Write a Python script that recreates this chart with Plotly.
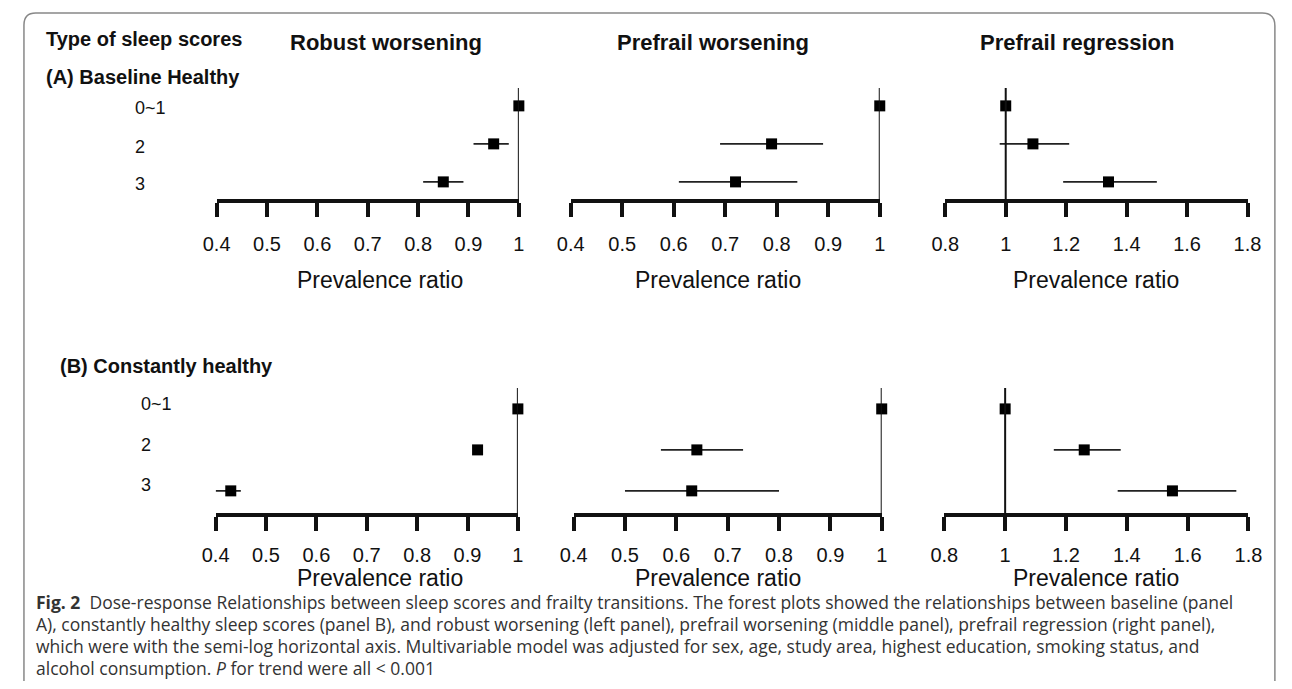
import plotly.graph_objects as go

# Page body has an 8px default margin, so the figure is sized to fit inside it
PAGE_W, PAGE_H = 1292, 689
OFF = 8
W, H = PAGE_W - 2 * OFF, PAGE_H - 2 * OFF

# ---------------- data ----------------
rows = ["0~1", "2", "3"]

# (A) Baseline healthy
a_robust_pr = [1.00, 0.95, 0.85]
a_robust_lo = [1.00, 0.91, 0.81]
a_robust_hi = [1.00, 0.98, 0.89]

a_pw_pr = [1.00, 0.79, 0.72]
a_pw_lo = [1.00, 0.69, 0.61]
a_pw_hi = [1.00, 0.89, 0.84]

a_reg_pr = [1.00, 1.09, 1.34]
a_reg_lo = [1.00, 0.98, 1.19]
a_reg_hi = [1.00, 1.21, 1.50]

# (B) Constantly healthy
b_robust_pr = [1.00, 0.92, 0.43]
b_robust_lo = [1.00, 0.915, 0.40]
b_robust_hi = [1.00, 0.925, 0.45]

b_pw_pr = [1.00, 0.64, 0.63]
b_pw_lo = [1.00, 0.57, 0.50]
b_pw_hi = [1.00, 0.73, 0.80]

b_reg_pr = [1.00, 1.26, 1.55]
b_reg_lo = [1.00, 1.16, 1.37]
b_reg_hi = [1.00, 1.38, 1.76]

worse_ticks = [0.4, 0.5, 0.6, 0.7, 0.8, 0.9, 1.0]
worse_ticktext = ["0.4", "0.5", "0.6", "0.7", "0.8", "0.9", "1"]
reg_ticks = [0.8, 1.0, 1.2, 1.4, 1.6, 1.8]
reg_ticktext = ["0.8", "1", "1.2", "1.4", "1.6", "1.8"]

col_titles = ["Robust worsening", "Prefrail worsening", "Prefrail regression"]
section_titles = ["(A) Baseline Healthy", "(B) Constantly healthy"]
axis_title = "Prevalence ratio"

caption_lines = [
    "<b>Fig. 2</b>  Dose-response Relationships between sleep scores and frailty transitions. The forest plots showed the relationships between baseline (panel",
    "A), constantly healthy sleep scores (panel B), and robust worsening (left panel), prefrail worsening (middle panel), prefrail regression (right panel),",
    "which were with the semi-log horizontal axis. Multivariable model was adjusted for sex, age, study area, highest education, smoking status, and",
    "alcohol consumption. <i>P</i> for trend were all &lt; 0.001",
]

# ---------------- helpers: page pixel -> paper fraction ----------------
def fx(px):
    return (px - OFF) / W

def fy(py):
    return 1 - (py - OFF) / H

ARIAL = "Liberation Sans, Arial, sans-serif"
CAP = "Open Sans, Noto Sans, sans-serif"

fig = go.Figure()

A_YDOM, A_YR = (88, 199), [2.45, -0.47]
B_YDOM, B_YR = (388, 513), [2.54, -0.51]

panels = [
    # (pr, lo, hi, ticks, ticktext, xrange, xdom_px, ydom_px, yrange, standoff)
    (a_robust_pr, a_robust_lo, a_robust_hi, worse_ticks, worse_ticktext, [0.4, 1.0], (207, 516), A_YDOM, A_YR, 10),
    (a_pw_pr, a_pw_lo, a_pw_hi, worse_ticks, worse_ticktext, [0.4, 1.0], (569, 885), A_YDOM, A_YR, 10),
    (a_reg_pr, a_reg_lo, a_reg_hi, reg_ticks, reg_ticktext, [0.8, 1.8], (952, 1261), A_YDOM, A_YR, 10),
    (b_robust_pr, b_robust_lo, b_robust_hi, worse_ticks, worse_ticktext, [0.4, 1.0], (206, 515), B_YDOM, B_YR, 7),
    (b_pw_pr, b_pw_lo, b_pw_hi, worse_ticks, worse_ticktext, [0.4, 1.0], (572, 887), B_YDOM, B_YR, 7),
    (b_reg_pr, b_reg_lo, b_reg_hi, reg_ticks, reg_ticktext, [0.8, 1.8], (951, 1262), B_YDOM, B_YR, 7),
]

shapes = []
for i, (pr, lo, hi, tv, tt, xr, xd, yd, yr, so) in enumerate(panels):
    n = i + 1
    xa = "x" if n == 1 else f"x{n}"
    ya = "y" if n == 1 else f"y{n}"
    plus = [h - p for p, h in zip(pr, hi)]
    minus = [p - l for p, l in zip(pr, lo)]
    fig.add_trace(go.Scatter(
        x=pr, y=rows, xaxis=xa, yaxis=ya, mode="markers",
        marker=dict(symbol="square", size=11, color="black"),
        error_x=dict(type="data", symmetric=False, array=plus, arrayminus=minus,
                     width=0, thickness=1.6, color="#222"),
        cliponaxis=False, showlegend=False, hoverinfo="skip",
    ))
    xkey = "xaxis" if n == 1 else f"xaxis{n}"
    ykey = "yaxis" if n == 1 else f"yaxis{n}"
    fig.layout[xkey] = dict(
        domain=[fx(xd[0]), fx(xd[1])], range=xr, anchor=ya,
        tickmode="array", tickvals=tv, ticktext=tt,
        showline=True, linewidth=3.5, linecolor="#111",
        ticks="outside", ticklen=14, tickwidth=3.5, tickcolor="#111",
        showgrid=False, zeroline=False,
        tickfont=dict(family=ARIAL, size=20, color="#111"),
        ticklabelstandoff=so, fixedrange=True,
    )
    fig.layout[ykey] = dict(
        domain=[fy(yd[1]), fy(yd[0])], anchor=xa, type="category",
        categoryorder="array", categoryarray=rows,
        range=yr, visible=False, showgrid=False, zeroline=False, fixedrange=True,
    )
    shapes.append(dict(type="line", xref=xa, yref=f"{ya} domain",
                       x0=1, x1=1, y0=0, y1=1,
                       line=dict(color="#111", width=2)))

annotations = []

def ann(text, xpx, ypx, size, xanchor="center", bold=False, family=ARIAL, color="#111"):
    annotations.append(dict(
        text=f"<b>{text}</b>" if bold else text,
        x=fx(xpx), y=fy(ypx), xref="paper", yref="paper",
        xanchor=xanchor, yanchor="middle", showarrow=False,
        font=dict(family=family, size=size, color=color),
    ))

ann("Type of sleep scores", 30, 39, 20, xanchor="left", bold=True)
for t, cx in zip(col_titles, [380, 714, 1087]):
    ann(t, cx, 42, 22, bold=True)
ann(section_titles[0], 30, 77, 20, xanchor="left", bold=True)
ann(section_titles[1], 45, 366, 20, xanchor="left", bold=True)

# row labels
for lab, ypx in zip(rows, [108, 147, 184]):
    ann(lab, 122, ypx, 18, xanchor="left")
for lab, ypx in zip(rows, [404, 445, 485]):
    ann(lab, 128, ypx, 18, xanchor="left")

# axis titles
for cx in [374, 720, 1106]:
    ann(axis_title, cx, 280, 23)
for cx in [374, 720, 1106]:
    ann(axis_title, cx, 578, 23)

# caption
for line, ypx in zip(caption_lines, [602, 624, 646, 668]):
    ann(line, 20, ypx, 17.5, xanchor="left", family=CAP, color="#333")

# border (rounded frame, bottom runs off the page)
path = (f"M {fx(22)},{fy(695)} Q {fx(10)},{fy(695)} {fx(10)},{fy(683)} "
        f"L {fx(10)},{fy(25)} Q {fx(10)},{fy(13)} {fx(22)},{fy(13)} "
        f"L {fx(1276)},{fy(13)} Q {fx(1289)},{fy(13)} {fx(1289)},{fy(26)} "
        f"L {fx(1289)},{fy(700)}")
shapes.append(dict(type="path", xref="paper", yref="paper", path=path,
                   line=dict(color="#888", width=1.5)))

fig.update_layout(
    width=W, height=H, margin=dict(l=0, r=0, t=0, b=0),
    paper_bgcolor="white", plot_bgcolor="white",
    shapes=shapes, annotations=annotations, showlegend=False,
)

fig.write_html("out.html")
--
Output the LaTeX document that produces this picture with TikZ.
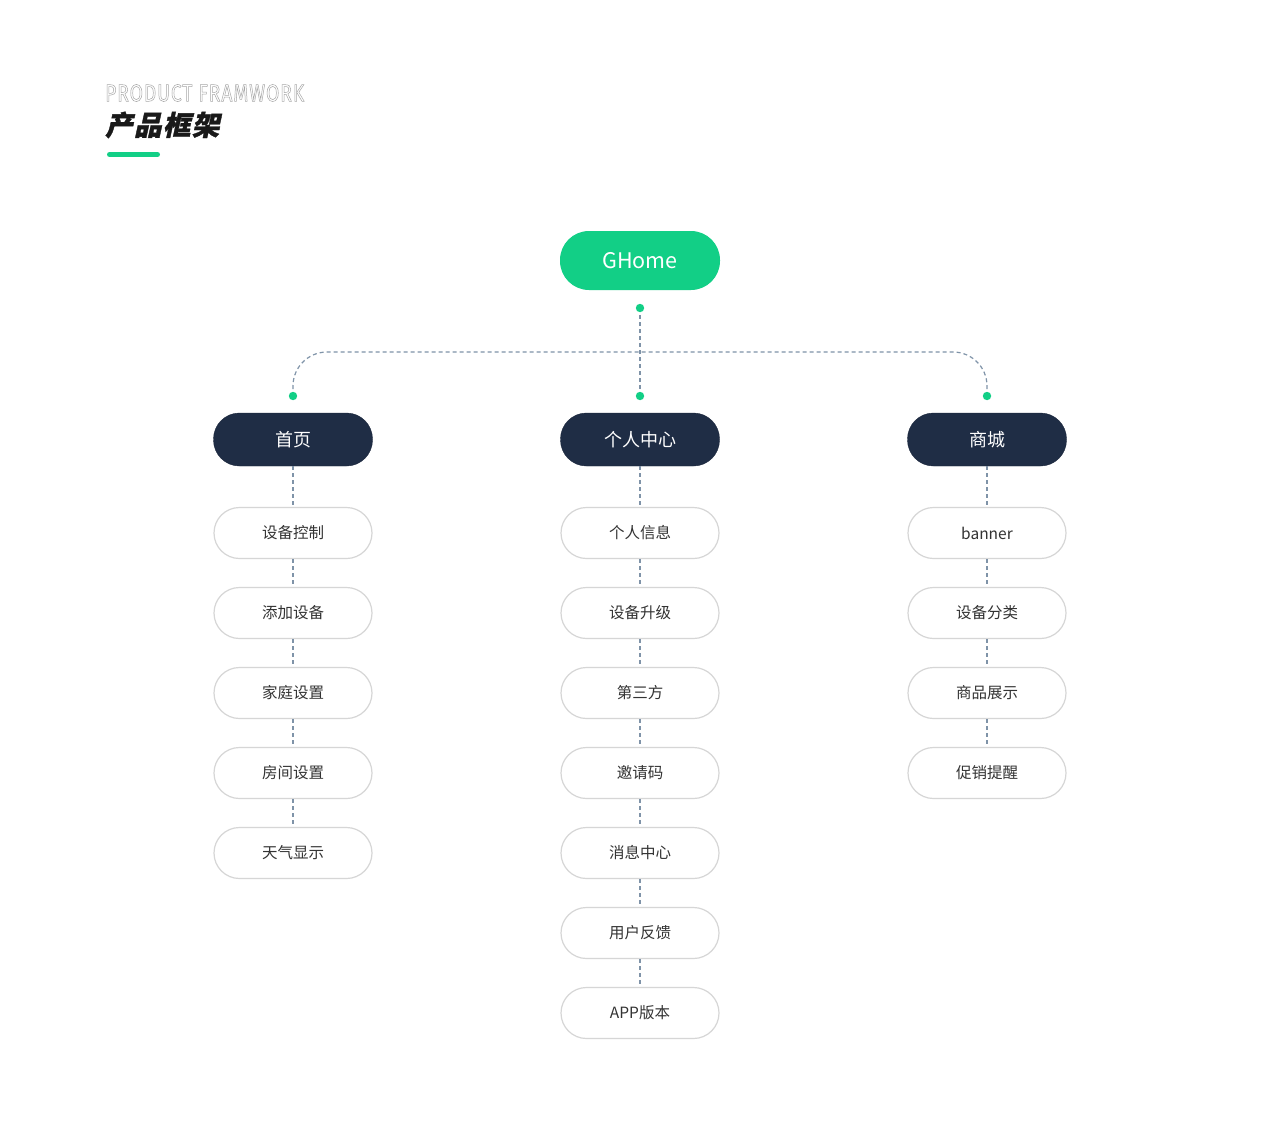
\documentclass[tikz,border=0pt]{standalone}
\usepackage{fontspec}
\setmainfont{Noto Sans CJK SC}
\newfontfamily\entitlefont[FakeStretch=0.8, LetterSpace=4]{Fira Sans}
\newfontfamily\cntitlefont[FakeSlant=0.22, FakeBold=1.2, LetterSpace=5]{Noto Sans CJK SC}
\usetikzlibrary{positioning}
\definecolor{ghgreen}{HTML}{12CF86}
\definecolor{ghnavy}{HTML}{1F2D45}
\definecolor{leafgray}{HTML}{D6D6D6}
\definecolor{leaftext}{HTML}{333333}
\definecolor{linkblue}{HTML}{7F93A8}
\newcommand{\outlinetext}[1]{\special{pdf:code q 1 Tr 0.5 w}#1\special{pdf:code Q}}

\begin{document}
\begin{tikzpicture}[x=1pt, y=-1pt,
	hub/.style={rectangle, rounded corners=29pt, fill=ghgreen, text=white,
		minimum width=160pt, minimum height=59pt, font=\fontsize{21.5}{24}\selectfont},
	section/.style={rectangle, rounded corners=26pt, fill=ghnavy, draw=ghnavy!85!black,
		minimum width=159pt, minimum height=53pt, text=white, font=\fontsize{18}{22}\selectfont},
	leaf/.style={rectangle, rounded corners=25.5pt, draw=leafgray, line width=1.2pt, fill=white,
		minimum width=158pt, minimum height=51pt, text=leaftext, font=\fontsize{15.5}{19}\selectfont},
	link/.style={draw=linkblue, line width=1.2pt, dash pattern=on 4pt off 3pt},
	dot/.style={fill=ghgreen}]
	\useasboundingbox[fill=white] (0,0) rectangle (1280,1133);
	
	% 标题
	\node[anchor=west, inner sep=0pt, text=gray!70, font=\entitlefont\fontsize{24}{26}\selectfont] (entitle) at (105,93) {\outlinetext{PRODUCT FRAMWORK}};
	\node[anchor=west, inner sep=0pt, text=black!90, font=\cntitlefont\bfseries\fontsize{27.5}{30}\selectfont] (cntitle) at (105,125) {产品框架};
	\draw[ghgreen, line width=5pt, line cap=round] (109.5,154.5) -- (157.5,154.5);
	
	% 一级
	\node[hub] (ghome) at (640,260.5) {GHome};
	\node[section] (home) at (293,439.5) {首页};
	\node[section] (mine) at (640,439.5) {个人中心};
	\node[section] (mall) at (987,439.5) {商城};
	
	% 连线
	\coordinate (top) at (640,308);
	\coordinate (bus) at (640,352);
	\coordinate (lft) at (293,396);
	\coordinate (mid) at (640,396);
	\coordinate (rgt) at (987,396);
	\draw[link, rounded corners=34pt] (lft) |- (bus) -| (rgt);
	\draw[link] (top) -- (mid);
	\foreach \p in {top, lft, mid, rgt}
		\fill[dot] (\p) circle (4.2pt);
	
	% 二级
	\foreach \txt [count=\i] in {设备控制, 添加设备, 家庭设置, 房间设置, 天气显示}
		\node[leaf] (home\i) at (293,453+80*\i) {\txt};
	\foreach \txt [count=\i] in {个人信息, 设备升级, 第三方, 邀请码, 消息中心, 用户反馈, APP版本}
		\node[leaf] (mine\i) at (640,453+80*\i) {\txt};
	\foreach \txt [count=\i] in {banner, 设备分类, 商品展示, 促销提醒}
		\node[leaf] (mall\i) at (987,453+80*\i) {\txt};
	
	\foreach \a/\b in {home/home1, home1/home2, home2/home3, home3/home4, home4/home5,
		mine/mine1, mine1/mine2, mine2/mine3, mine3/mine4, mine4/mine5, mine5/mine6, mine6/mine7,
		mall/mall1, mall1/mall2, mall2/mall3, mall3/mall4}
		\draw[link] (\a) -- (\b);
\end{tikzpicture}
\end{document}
==
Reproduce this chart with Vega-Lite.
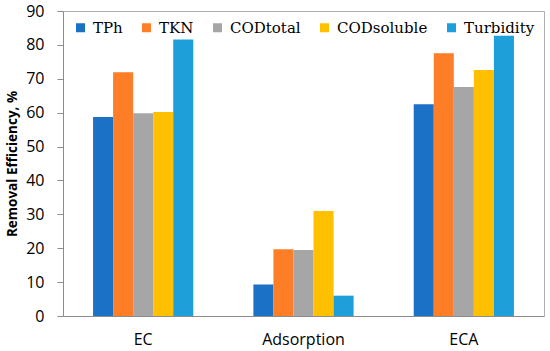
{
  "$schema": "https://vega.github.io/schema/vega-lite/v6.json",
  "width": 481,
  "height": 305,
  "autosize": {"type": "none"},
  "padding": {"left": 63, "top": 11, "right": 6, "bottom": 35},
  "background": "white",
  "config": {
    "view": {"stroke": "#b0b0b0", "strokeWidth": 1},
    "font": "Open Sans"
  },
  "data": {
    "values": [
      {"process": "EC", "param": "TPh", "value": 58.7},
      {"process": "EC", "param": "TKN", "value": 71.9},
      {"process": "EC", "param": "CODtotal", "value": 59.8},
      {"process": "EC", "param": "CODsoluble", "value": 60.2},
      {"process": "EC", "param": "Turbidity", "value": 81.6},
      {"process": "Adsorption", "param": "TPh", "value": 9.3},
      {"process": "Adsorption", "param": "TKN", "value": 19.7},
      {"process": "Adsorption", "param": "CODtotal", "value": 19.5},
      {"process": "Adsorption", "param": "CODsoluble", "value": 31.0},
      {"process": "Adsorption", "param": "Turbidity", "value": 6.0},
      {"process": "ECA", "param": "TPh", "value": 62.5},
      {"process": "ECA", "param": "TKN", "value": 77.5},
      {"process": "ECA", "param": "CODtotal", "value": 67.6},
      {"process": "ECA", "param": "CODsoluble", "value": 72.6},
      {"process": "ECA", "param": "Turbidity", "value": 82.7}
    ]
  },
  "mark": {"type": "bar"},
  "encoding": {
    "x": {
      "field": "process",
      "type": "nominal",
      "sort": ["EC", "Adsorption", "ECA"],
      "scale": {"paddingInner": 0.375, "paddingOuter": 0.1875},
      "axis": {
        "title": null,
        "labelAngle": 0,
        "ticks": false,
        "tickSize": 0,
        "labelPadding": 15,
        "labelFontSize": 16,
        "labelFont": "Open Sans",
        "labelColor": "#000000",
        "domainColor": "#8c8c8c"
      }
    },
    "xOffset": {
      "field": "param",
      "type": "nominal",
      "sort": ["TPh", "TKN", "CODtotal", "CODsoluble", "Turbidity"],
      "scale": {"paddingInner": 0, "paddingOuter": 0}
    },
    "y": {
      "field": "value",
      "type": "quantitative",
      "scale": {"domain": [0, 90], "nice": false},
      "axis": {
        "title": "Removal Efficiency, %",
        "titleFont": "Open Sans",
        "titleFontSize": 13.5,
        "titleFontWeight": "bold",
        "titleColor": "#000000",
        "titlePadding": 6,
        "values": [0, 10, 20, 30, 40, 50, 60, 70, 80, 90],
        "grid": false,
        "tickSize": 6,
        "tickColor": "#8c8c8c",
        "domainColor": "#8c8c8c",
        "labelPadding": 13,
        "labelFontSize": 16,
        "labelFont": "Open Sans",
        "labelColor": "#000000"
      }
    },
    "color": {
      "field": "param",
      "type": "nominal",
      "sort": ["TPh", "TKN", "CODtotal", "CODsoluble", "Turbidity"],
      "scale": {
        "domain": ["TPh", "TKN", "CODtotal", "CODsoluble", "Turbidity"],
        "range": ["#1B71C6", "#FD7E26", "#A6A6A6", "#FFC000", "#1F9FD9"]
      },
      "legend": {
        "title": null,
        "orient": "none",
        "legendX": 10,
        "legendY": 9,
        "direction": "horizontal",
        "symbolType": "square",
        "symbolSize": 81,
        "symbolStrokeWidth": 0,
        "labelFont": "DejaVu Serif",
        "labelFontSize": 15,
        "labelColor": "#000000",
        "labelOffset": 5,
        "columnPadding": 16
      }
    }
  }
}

**Instructions for the task**
Beginning with the line above that contains "Write a Python" and finishing with the line that contains "a_reg_hi = [1.00, 1.21, 1.50]", print those lines exactly and only. Skip all pictures.

**Worked answer**
Write a Python script that recreates this chart with Plotly.
import plotly.graph_objects as go

# Page body has an 8px default margin, so the figure is sized to fit inside it
PAGE_W, PAGE_H = 1292, 689
OFF = 8
W, H = PAGE_W - 2 * OFF, PAGE_H - 2 * OFF

# ---------------- data ----------------
rows = ["0~1", "2", "3"]

# (A) Baseline healthy
a_robust_pr = [1.00, 0.95, 0.85]
a_robust_lo = [1.00, 0.91, 0.81]
a_robust_hi = [1.00, 0.98, 0.89]

a_pw_pr = [1.00, 0.79, 0.72]
a_pw_lo = [1.00, 0.69, 0.61]
a_pw_hi = [1.00, 0.89, 0.84]

a_reg_pr = [1.00, 1.09, 1.34]
a_reg_lo = [1.00, 0.98, 1.19]
a_reg_hi = [1.00, 1.21, 1.50]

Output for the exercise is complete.